> [Extracted material]
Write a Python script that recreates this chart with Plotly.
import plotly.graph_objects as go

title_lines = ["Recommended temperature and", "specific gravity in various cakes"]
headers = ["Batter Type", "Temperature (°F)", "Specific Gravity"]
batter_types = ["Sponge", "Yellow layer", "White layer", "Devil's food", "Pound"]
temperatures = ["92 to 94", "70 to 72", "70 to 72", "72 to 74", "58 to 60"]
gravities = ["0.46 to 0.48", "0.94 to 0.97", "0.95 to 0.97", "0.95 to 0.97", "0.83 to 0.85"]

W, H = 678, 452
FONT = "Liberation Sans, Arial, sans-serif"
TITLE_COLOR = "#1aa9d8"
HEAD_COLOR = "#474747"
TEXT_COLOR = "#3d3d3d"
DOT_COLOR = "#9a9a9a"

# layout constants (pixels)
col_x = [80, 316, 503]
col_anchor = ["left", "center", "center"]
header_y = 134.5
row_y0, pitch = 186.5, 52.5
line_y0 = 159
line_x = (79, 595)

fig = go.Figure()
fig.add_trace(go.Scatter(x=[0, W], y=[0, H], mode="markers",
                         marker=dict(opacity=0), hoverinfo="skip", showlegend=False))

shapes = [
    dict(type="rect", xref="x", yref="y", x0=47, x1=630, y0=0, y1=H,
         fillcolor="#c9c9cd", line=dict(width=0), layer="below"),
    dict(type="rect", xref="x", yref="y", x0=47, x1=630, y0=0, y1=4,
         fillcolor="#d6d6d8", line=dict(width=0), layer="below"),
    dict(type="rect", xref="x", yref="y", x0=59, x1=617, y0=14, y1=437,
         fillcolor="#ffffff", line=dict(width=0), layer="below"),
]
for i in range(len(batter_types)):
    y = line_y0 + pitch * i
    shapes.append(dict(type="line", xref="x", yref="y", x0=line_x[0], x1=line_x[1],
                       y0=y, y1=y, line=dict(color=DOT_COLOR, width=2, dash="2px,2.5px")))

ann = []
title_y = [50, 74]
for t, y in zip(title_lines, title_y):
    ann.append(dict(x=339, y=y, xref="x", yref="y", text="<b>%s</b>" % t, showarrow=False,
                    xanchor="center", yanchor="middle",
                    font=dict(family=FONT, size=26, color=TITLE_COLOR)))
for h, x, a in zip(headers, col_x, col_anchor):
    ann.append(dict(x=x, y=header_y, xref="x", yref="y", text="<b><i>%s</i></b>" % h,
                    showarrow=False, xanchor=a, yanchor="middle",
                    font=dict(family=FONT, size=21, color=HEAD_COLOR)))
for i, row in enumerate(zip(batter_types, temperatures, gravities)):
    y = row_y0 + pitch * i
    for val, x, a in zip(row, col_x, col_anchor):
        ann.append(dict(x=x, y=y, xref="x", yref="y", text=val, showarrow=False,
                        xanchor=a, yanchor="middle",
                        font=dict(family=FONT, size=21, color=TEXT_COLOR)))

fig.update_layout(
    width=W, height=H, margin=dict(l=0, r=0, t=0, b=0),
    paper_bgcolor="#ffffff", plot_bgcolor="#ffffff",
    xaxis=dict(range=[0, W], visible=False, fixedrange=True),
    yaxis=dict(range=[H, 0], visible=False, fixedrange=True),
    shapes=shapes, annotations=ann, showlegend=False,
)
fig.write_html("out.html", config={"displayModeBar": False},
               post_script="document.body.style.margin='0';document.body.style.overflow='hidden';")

...

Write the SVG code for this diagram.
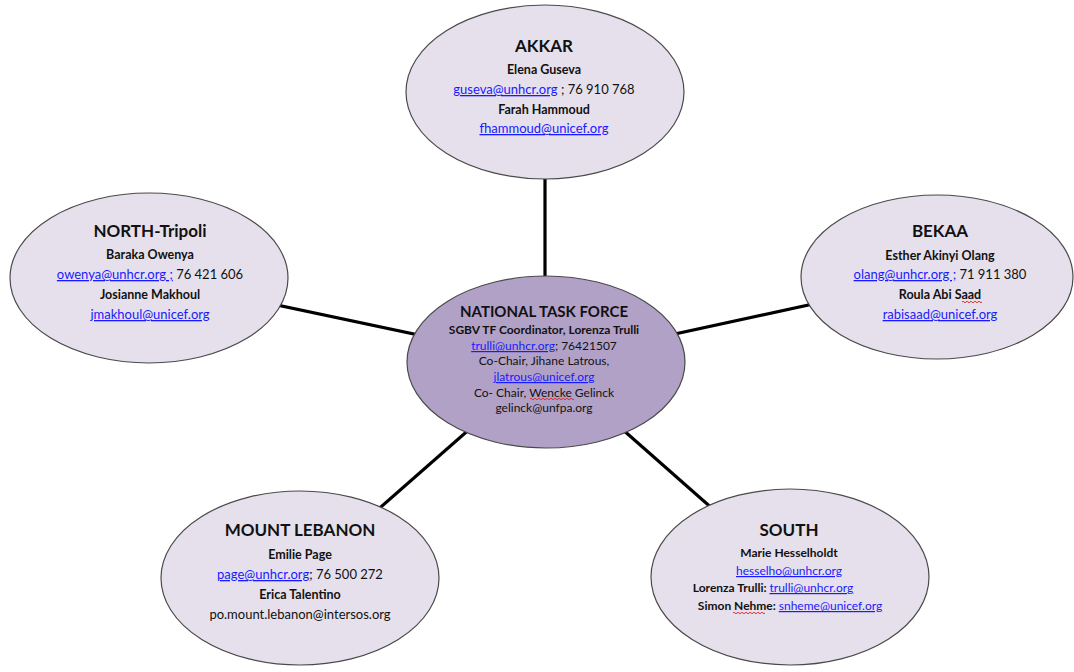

...

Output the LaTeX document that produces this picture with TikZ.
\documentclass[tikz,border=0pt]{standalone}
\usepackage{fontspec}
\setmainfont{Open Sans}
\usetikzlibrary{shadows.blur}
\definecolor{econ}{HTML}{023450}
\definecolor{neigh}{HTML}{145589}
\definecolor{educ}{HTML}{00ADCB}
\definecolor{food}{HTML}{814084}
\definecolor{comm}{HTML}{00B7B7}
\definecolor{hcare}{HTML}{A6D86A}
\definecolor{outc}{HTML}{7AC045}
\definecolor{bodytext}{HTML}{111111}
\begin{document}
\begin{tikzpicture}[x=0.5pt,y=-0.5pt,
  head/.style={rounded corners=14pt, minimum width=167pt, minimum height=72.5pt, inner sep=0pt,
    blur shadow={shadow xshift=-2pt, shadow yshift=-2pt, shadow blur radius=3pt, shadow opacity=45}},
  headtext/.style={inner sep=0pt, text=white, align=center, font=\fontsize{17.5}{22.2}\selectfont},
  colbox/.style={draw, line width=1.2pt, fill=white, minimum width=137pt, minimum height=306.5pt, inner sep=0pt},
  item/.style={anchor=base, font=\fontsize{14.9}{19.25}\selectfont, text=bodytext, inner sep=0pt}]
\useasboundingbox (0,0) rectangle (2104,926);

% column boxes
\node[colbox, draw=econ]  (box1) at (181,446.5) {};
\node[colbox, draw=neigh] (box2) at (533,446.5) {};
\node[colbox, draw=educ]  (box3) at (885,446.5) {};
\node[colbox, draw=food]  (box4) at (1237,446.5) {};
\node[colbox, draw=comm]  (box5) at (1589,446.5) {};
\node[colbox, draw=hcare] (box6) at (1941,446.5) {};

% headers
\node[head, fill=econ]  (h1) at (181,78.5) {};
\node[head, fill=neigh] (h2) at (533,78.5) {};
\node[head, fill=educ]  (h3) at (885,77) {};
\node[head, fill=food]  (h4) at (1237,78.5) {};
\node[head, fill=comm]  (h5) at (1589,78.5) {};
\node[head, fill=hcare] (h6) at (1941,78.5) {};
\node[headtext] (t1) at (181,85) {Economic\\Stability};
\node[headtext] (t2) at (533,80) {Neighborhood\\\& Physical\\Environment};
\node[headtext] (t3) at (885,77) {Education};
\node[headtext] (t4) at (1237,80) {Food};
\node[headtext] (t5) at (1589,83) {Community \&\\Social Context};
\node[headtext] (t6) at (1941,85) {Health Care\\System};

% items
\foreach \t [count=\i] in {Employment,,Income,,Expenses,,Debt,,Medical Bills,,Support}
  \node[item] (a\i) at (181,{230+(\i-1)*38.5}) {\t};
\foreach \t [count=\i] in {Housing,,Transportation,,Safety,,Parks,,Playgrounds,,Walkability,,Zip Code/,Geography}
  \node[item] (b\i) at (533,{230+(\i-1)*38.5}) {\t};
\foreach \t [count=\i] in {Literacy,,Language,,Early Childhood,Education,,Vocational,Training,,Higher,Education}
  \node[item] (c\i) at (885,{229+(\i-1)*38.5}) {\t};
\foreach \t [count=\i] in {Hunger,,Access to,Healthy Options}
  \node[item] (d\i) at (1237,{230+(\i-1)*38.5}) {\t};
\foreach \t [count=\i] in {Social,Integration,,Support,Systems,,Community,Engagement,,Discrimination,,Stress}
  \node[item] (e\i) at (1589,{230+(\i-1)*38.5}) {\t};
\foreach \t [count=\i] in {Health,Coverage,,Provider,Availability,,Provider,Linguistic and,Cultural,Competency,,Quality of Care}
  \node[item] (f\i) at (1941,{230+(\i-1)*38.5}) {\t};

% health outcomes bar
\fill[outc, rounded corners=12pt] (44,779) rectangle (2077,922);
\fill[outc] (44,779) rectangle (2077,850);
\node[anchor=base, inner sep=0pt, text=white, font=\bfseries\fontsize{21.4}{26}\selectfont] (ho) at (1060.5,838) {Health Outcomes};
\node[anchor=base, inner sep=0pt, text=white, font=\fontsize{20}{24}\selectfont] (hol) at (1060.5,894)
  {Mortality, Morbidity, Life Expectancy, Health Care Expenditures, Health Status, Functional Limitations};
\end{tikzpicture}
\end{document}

> [Problem requirements]
Give only the number of lines in the records that include the word "with".

> [Reply to the task]
2